Gibbon supports increasing recreational opportunities and proposed designating a dog park at the last Town Board meeting. However, he wants to achieve new opportunities through frugal spending. He said he wants the town to spend as conservatively as possible.

Bush also is in favor of recreational opportunities. He proposed, built and maintained a cross country ski trail in town this winter. He also advocates getting a much-discussed trail system, saying that it is worth pursuing not only for recreational opportunities but also as an alternate means of transportation from one side of town to the next.

When looking at the growth, Bush says the town should avoid being hasty.

“This big development has been in the works for almost two years, and I think the town feels pressured to go forward,” Bush said. “In my eyes, I say let’s let it drag out even further to make sure it all happens the way we want it to happen.

“I really want to look at this (CommunityViz) planning model and get that to work before anything major goes on. I think that would be an unbelievable tool, I wouldn’t jump forward without looking at that first.”

If elected to the Town Board, Bush said he wants to improve communication with the Hayden School Board.

Johnson is seeking a second consecutive four-year term also as a proponent of slow, managed growth. However, she said, “We’ve got to start somewhere.”

“(West Routt Properties developers) have only applied for the application of an annexation,” Johnson said. “Until an impact study comes back and starts answering questions, we won’t know the impact. It’s something we’ve got to at least look at.”

Johnson said her main goal as a trustee is to promote a commercial and residential balance that allows Hayden to circulate its dollars, plug economic “leakage” and create jobs. And to do that, she said some growth is essential.

“If we don’t become somewhat sustainable in our town and are dependent of the rest of the valley, Hayden will go away,” Johnson said. “I will have to go someplace else to find a job.”

Johnson says she thinks Hayden has more recreation now than what most people give the town credit for, and it has “quality and quantity recreation opportunities.” Also, she said the town is “doing a good job at managing the money.”

Hagins, who has served one term as mayor and two terms as a trustee, said he thinks the town should more consistently and aggressively seek spending supplementation from the state’s Energy and Mineral Impact Assistance Program.

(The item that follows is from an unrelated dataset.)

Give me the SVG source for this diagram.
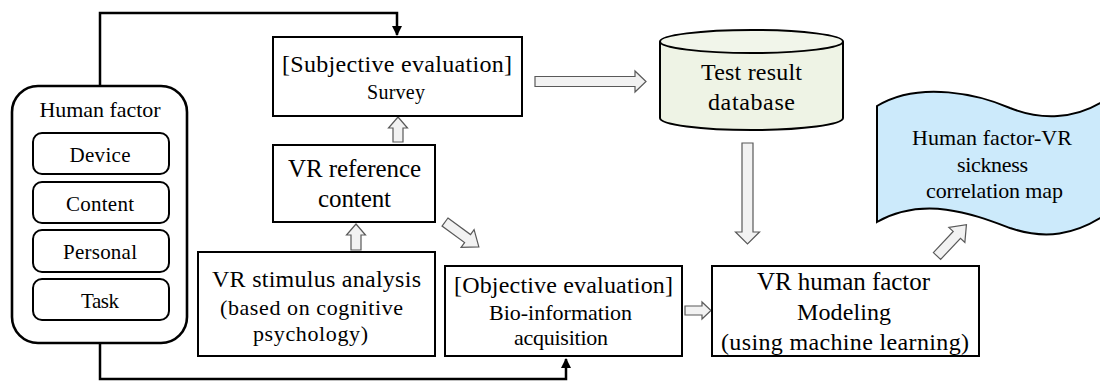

“We should be pursuing those (grants) every cycle because we’re affected heavily by the energy business. You can watch the coal trucks going up and down town all day,” Hagins said. Though the town has received several of these grants, Hagins said the town should seek more grants, more aggressively.

With Energy Impact, the town is working on several projects, such as replacing old water and sewer lines and soon beginning to build a soccer field for the first phase of a multi-sport facility called Dry Creek Park. Hagins said the town should continue its time and spending along these same lines to further improve. He also said he hopes to continue the town’s prosperous trend of attracting Triple Crown sports.

Like most others on the current Town Board, Hagins sees growth as inevitable, but he wants to “keep it in check.”

“I don’t want to burn the citizens we have in town right now,” Hagins said. “If we annex now, the developer needs to work with town, schools and (the) fire department to set off some costs.

“One concern is water, but that’s in our ordinances. We have to prove they’ve got the water before we can approve anything.”